Exercise description: No pictures belong in the copy; return exactly the lines from the one with "Recreate this image" through the one with "elinewidth=0.9, capsize=11, capthick=0.9)", both ends included, and nothing else.

Information supplied:
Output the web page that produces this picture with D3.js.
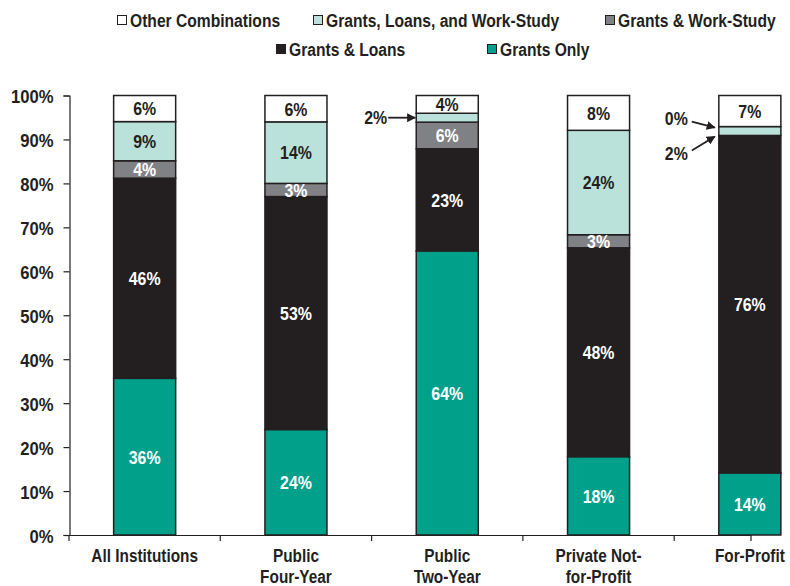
<!DOCTYPE html>
<html>
<head>
<meta charset="utf-8">
<script src="https://cdn.jsdelivr.net/npm/d3@7/dist/d3.min.js"></script>
<style>
  html, body { margin: 0; padding: 0; background: #fff; }
  svg { display: block; }
  text { font-family: "Liberation Sans", Arial, sans-serif; font-weight: bold; fill: #231f20; }
</style>
</head>
<body>
<svg id="chart" width="790" height="586"></svg>
<script>
// Institution types (each label may wrap onto two lines)
const categories = ["All Institutions", "Public Four-Year", "Public Two-Year", "Private Not-for-Profit", "For-Profit"];
const categoryLines = [["All Institutions"], ["Public", "Four-Year"], ["Public", "Two-Year"], ["Private Not-", "for-Profit"], ["For-Profit"]];

// Aid package shares (percent), stacked bottom to top
const series = ["Grants Only", "Grants & Loans", "Grants & Work-Study", "Grants, Loans, and Work-Study", "Other Combinations"];
const grantsOnly      = [36, 24, 64, 18, 14];
const grantsLoans     = [46, 53, 23, 48, 76];
const grantsWorkStudy = [4, 3, 6, 3, 0];
const grantsLoansWS   = [9, 14, 2, 24, 2];
const otherCombos     = [6, 6, 4, 8, 7];

const yTicks = [0, 0.1, 0.2, 0.3, 0.4, 0.5, 0.6, 0.7, 0.8, 0.9, 1.0];

const colors = {
  "Grants Only": "#00a08a",
  "Grants & Loans": "#231f20",
  "Grants & Work-Study": "#808184",
  "Grants, Loans, and Work-Study": "#bbe2da",
  "Other Combinations": "#ffffff"
};
const labelColors = {
  "Grants Only": "#ffffff",
  "Grants & Loans": "#ffffff",
  "Grants & Work-Study": "#ffffff",
  "Grants, Loans, and Work-Study": "#231f20",
  "Other Combinations": "#231f20"
};

const rows = categories.map((c, i) => ({
  category: c,
  "Grants Only": grantsOnly[i],
  "Grants & Loans": grantsLoans[i],
  "Grants & Work-Study": grantsWorkStudy[i],
  "Grants, Loans, and Work-Study": grantsLoansWS[i],
  "Other Combinations": otherCombos[i]
}));

const stacked = d3.stack().keys(series).offset(d3.stackOffsetExpand)(rows);

const svg = d3.select("#chart");
const FONT = 18.5;

// Condensed bold text: horizontally squeezed around its anchor point
function condText(parent, tx, ty, str, opts = {}) {
  const sx = opts.sx || 0.84;
  return parent.append("text")
    .attr("transform", `translate(${tx},${ty}) scale(${sx},1)`)
    .attr("text-anchor", opts.anchor || "start")
    .attr("font-size", opts.size || FONT)
    .attr("dy", opts.dy || null)
    .style("fill", opts.fill || "#231f20")
    .text(str);
}

const plotLeft = 69, plotBottom = 535, plotTop = 95.5, catStep = 151.3, axisEnd = 751;
const x = d3.scaleBand()
  .domain(categories)
  .range([plotLeft, plotLeft + catStep * categories.length])
  .paddingInner(0.59)
  .paddingOuter(0.295);
const y = d3.scaleLinear().domain([0, 1]).range([plotBottom, plotTop]);

// Y axis
const yAxis = d3.axisLeft(y).tickValues(yTicks).tickFormat(d3.format(".0%")).tickSize(6).tickPadding(9);
const yg = svg.append("g").attr("transform", `translate(${plotLeft + 0.5},0)`).call(yAxis);
yg.select(".domain").attr("stroke", "#231f20").attr("stroke-width", 1.2);
yg.selectAll(".tick line").attr("stroke", "#231f20").attr("stroke-width", 1.2);
yg.selectAll(".tick text")
  .attr("x", 0)
  .attr("transform", "translate(-16,0) scale(0.9,1)")
  .attr("font-size", FONT)
  .attr("font-family", "'Liberation Sans', Arial, sans-serif")
  .attr("font-weight", "bold")
  .attr("fill", "#231f20")
  .attr("dy", "0.4em");

// Bars
const layer = svg.append("g").selectAll("g")
  .data(stacked)
  .join("g")
  .attr("fill", d => colors[d.key]);

layer.selectAll("rect")
  .data(d => d.map(p => ({ key: d.key, p })))
  .join("rect")
  .attr("x", d => x(d.p.data.category))
  .attr("width", x.bandwidth())
  .attr("y", d => y(d.p[1]))
  .attr("height", d => Math.max(0, y(d.p[0]) - y(d.p[1])))
  .attr("stroke", "#231f20")
  .attr("stroke-width", 1.5);

// X axis: baseline, separator ticks and end tick
const xg = svg.append("g");
xg.append("line")
  .attr("x1", plotLeft).attr("x2", axisEnd)
  .attr("y1", plotBottom + 0.5).attr("y2", plotBottom + 0.5)
  .attr("stroke", "#231f20").attr("stroke-width", 1.2);
const sepTicks = categories.map((c, i) => plotLeft + i * x.step()).concat([axisEnd]);
xg.selectAll("line.tick")
  .data(sepTicks)
  .join("line")
  .attr("class", "tick")
  .attr("x1", d => d).attr("x2", d => d)
  .attr("y1", plotBottom).attr("y2", plotBottom + 6)
  .attr("stroke", "#231f20").attr("stroke-width", 1.2);

categories.forEach((c, i) => {
  const cx = x(c) + x.bandwidth() / 2;
  categoryLines[i].forEach((line, j) => {
    condText(xg, cx, 562 + j * 21, line, { anchor: "middle", sx: 0.83 });
  });
});

// Value labels inside segments (thin ones are called out with arrows)
const segs = [];
stacked.forEach(s => s.forEach((p, i) => segs.push({ key: s.key, p, value: rows[i][s.key], category: categories[i] })));
const valueLayer = svg.append("g");
segs.filter(d => d.value >= 3).forEach(d => {
  condText(valueLayer,
    x(d.category) + x.bandwidth() / 2,
    (y(d.p[0]) + y(d.p[1])) / 2,
    d.value + "%",
    { anchor: "middle", sx: 0.86, dy: "0.37em", fill: labelColors[d.key] });
});

// Arrow callouts for the thin segments
const defs = svg.append("defs");
defs.append("marker")
  .attr("id", "arrow")
  .attr("viewBox", "0 0 10 10")
  .attr("refX", 9).attr("refY", 5)
  .attr("markerWidth", 5).attr("markerHeight", 5)
  .attr("markerUnits", "strokeWidth")
  .attr("orient", "auto")
  .append("path").attr("d", "M0,0 L10,5 L0,10 Z").attr("fill", "#231f20");

const callouts = svg.append("g");
function callout(tx, ty, x1, y1, x2, y2, label) {
  callouts.append("line")
    .attr("x1", x1).attr("y1", y1).attr("x2", x2).attr("y2", y2)
    .attr("stroke", "#231f20").attr("stroke-width", 1.8)
    .attr("marker-end", "url(#arrow)");
  condText(callouts, tx, ty, label, { anchor: "end", sx: 0.86 });
}
function segOf(cat, key) { return segs.find(s => s.category === cat && s.key === key); }

// Public Two-Year: horizontal arrow to the middle of the thin segment
{
  const s = segOf("Public Two-Year", "Grants, Loans, and Work-Study");
  const bx = x(s.category);
  const my = (y(s.p[0]) + y(s.p[1])) / 2;
  callout(bx - 29, my + 6.5, bx - 28, my, bx - 1, my, s.value + "%");
}
// For-Profit: two angled arrows, one from above and one from below
{
  const ws = segOf("For-Profit", "Grants & Work-Study");
  const glws = segOf("For-Profit", "Grants, Loans, and Work-Study");
  const bx = x(ws.category);
  const yTop = y(glws.p[1]);
  const yBot = y(glws.p[0]);
  callout(bx - 31, yTop - 2, bx - 27, yTop - 5, bx - 4, yTop + 1, ws.value + "%");
  callout(bx - 31, yBot + 25, bx - 27, yBot + 15, bx - 4, yBot + 1, glws.value + "%");
}

// Legend
const legendOrder = ["Other Combinations", "Grants, Loans, and Work-Study", "Grants & Work-Study", "Grants & Loans", "Grants Only"];
const legendPos = [[117, 20], [313, 20], [605, 20], [276, 49], [487, 49]];
const legend = svg.append("g");
legendOrder.forEach((k, i) => {
  const [lx, ly] = legendPos[i];
  legend.append("rect")
    .attr("x", lx + 0.5).attr("y", ly - 4.5)
    .attr("width", 9).attr("height", 9)
    .attr("fill", colors[k])
    .attr("stroke", "#231f20").attr("stroke-width", 1);
  condText(legend, lx + 13, ly + 6.5, k, { sx: 0.845 });
});
</script>
</body>
</html>
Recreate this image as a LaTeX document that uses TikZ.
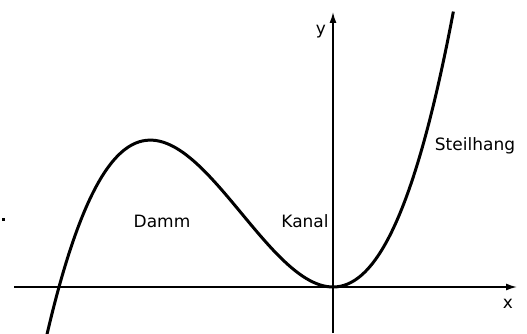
\documentclass[tikz,border=0pt]{standalone}
\usepackage{fontspec}
\setmainfont{DejaVu Sans}
\usetikzlibrary{arrows.meta}
\begin{document}
\begin{tikzpicture}[x=1pt,y=-1pt,
  axis/.style={line width=1.5pt,-{Latex[length=11pt,width=7pt]}},
  curve/.style={line width=3pt},
  lbl/.style={inner sep=0pt,anchor=base,font=\fontsize{17}{20}\selectfont}]
\useasboundingbox (0,0) rectangle (527,334);
\coordinate (xl) at (14,287);
\coordinate (xr) at (517,287);
\coordinate (yb) at (333,333);
\coordinate (yt) at (333,12);
\draw[axis] (xl) -- (xr);
\draw[axis] (yb) -- (yt);
\draw[curve] plot[domain=-2.86:1.205,samples=120,smooth] ({333+100*\x},{287-48.2*\x*\x*(\x+2.74)});
\node[lbl] (xlab) at (508,308) {x};
\node[lbl] (ylab) at (321,35) {y};
\node[lbl] (damm) at (162,227) {Damm};
\node[lbl] (kanal) at (305,227) {Kanal};
\node[lbl] (steil) at (475,150) {Steilhang};
\fill (2,218) rectangle (4.5,220.5);
\end{tikzpicture}
\end{document}
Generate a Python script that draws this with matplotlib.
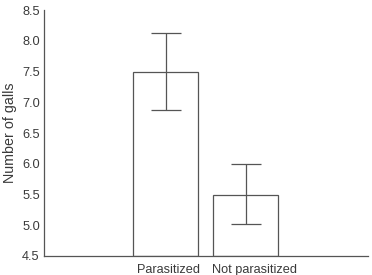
import matplotlib
matplotlib.use("Agg")
import matplotlib.pyplot as plt
import matplotlib.transforms as mtransforms

categories = ["Parasitized", "Not parasitized"]
means = [7.5, 5.5]
err_upper = [0.62, 0.5]
err_lower = [0.62, 0.48]
yticks = [4.5, 5.0, 5.5, 6.0, 6.5, 7.0, 7.5, 8.0, 8.5]

plt.rcParams['font.family'] = ['Liberation Sans', 'DejaVu Sans']
line_col = '#555555'
text_col = '#3a3a3a'

fig = plt.figure(figsize=(3.72, 2.75), dpi=100)
ax = fig.add_axes([0.1183, 0.0691, 0.8707, 0.8945])

x = list(range(len(categories)))
ax.bar(x, [m - 4.5 for m in means], bottom=4.5, width=0.81, color='white',
       edgecolor=line_col, linewidth=0.9)
ax.errorbar(x, means, yerr=[err_lower, err_upper], fmt='none', ecolor=line_col,
            elinewidth=0.9, capsize=11, capthick=0.9)

ax.set_ylim(4.5, 8.5)
ax.set_xlim(-1.515, 2.52)
ax.set_yticks(yticks)
ax.set_yticklabels([f"{v:.1f}" for v in yticks])
ax.set_xticks(x)
ax.set_xticklabels(categories)
ax.tick_params(axis='both', length=0, labelsize=9.2, colors=text_col)
ax.tick_params(axis='x', pad=6)
ax.tick_params(axis='y', pad=3)
for s in ['top', 'right']:
    ax.spines[s].set_visible(False)
for s in ['left', 'bottom']:
    ax.spines[s].set_color(line_col)
    ax.spines[s].set_linewidth(0.9)
ax.set_ylabel("Number of galls", fontsize=10.3, color=text_col, labelpad=4)

shifts_pt = [2.2, 6.0]
for lab, dx in zip(ax.get_xticklabels(), shifts_pt):
    lab.set_transform(lab.get_transform() +
                      mtransforms.ScaledTranslation(dx / 72, 0, fig.dpi_scale_trans))

fig.savefig("out.png", dpi=100)
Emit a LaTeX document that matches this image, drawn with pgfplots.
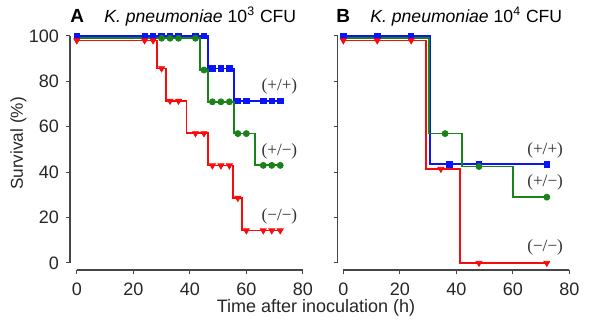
\documentclass[border=0pt]{standalone}
\usepackage{fontspec}
\setmainfont{Liberation Sans}
\newfontfamily\seriffont{Liberation Serif}
\usepackage{pgfplots}
\pgfplotsset{compat=1.18}
\definecolor{kmblue}{RGB}{10,20,245}
\definecolor{kmgreen}{RGB}{25,130,25}
\definecolor{kmred}{RGB}{250,10,10}
\definecolor{spinecol}{RGB}{70,70,70}
\tikzset{lab/.style={font=\seriffont\fontsize{8.6}{10}\selectfont, text=black!80}}
\pgfplotsset{
  km/.style={
    x=1.413pt, y=1.135pt,
    ymin=-3, ymax=103, xmax=82,
    axis x line=bottom, axis y line=left,
    separate axis lines,
    axis line style={-, draw=spinecol, line width=0.7pt},
    y axis line style={shorten <=3.4pt, shorten >=3.4pt},
    tick align=outside,
    major tick length=2pt,
    tick style={spinecol, line width=0.5pt},
    xtick={0,20,40,60,80}, ytick={0,20,40,60,80,100},
    /pgf/number format/assume math mode=true,
    tick label style={font=\fontsize{9}{10}\selectfont, text=black!85},
    xticklabel style={yshift=-1pt},
    clip=false,
  },
  kmline/.style={const plot mark left, no marks, line width=0.9pt},
  sq/.style={only marks, mark=square*, mark size=1.35pt},
  ci/.style={only marks, mark=*, mark size=1.5pt},
  tr/.style={only marks, mark=triangle*, mark size=1.7pt, mark options={rotate=180}},
}
\begin{document}
\begin{tikzpicture}
\useasboundingbox (0,0) rectangle (300pt,165pt);
% Panel A
\begin{axis}[km, xmin=-2.4, anchor=south west, at={(35pt,30.1pt)},
  x axis line style={shorten <=3.39pt, shorten >=2.83pt}]
\addplot[kmblue, kmline] coordinates {(0,100)(46.5,85.7)(55.5,71.4)(72,71.4)};
\addplot[kmblue, sq] coordinates {(0,100)(24,100)(27,100)(30,100)(33,100)(36,100)(42,100)(45,100)(48,85.7)(51,85.7)(54,85.7)(57,71.4)(60,71.4)(66,71.4)(69,71.4)(72,71.4)};
\addplot[kmred, kmline] coordinates {(0,98)(28.4,85.7)(31.5,71.4)(38.8,57.1)(46.5,42.9)(55.2,28.6)(58.5,14.3)(72,14.3)};
\addplot[kmred, tr] coordinates {(0,98)(24,98)(27,98)(30,85.7)(33,71.4)(36,71.4)(42,57.1)(45,57.1)(48,42.9)(51,42.9)(54,42.9)(57,28.6)(60,14.3)(66,14.3)(69,14.3)(72,14.3)};
\addplot[kmgreen, kmline] coordinates {(0,99)(43.5,85)(46.5,71)(55.5,57)(63,43)(72,43)};
\addplot[kmgreen, ci] coordinates {(30,99)(33,99)(36,99)(42,99)(45,85)(48,71)(51,71)(54,71)(57,57)(60,57)(66,43)(69,43)(72,43)};
\node[lab] at (axis cs:71.7,78) {(+/+)};
\node[lab] at (axis cs:71.7,49) {(+/−)};
\node[lab] at (axis cs:71.7,20.4) {(−/−)};
\end{axis}
% Panel B
\begin{axis}[km, xmin=-2.0, yticklabels={}, anchor=south west, at={(168.85pt,30.1pt)},
  x axis line style={shorten <=2.83pt, shorten >=2.83pt}]
\addplot[kmblue, kmline] coordinates {(0,100)(30.8,43.5)(72,43.5)};
\addplot[kmblue, sq] coordinates {(0,100)(12,100)(24,100)(37.5,43.5)(48,43.5)(72,43.5)};
\addplot[kmred, kmline] coordinates {(0,98)(29.3,41.4)(41.3,0)(72,0)};
\addplot[kmred, tr] coordinates {(0,98)(12,98)(24,98)(34.5,41.4)(48,0)(72,0)};
\addplot[kmgreen, kmline] coordinates {(0,99)(30.2,57)(42,42.5)(60,29)(72,29)};
\addplot[kmgreen, ci] coordinates {(36,57)(48,42.5)(72,29)};
\node[lab] at (axis cs:71.4,49.8) {(+/+)};
\node[lab] at (axis cs:71.4,35.4) {(+/−)};
\node[lab] at (axis cs:71.4,7) {(−/−)};
\end{axis}
% spines of the x axes, drawn again in picture coordinates
\draw[spinecol, line width=0.8pt] (38.39pt,30.1pt) -- ++(113.04pt,0pt);
\draw[spinecol, line width=0.8pt] (171.68pt,30.1pt) -- ++(113.04pt,0pt);
% Titles and labels
\node[anchor=base west, font=\fontsize{9.5}{11}\selectfont\bfseries, inner sep=0pt] at (35pt,153.5pt) {A};
\node[anchor=base west, font=\fontsize{8.8}{10}\selectfont, inner sep=0pt] at (52pt,153.5pt) {\textit{K. pneumoniae} 10\textsuperscript{3} CFU};
\node[anchor=base west, font=\fontsize{9.5}{11}\selectfont\bfseries, inner sep=0pt] at (168pt,153.5pt) {B};
\node[anchor=base west, font=\fontsize{8.8}{10}\selectfont, inner sep=0pt] at (185pt,153.5pt) {\textit{K. pneumoniae} 10\textsuperscript{4} CFU};
\node[anchor=base, font=\fontsize{9}{10}\selectfont, text=black!85] at (158pt,8.5pt) {Time after inoculation (h)};
\node[rotate=90, font=\fontsize{8.6}{10}\selectfont, text=black!85] at (9.25pt,93.25pt) {Survival (\%)};
\end{tikzpicture}
\end{document}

Answer to the problem:
Recreate this image as a LaTeX document that uses TikZ.
\documentclass[tikz,border=0pt]{standalone}
\usepackage{fontspec}
\setmainfont{DejaVu Sans}
\usetikzlibrary{arrows.meta}
\begin{document}
\begin{tikzpicture}[x=1pt,y=-1pt,
  axis/.style={line width=1.5pt,-{Latex[length=11pt,width=7pt]}},
  curve/.style={line width=3pt},
  lbl/.style={inner sep=0pt,anchor=base,font=\fontsize{17}{20}\selectfont}]
\useasboundingbox (0,0) rectangle (527,334);
\coordinate (xl) at (14,287);
\coordinate (xr) at (517,287);
\coordinate (yb) at (333,333);
\coordinate (yt) at (333,12);
\draw[axis] (xl) -- (xr);
\draw[axis] (yb) -- (yt);
\draw[curve] plot[domain=-2.86:1.205,samples=120,smooth] ({333+100*\x},{287-48.2*\x*\x*(\x+2.74)});
\node[lbl] (xlab) at (508,308) {x};
\node[lbl] (ylab) at (321,35) {y};
\node[lbl] (damm) at (162,227) {Damm};
\node[lbl] (kanal) at (305,227) {Kanal};
\node[lbl] (steil) at (475,150) {Steilhang};
\fill (2,218) rectangle (4.5,220.5);
\end{tikzpicture}
\end{document}
Generate a Python script that draws this with matplotlib.
import matplotlib
matplotlib.use("Agg")
import matplotlib.pyplot as plt
import matplotlib.transforms as mtransforms

categories = ["Parasitized", "Not parasitized"]
means = [7.5, 5.5]
err_upper = [0.62, 0.5]
err_lower = [0.62, 0.48]
yticks = [4.5, 5.0, 5.5, 6.0, 6.5, 7.0, 7.5, 8.0, 8.5]

plt.rcParams['font.family'] = ['Liberation Sans', 'DejaVu Sans']
line_col = '#555555'
text_col = '#3a3a3a'

fig = plt.figure(figsize=(3.72, 2.75), dpi=100)
ax = fig.add_axes([0.1183, 0.0691, 0.8707, 0.8945])

x = list(range(len(categories)))
ax.bar(x, [m - 4.5 for m in means], bottom=4.5, width=0.81, color='white',
       edgecolor=line_col, linewidth=0.9)
ax.errorbar(x, means, yerr=[err_lower, err_upper], fmt='none', ecolor=line_col,
            elinewidth=0.9, capsize=11, capthick=0.9)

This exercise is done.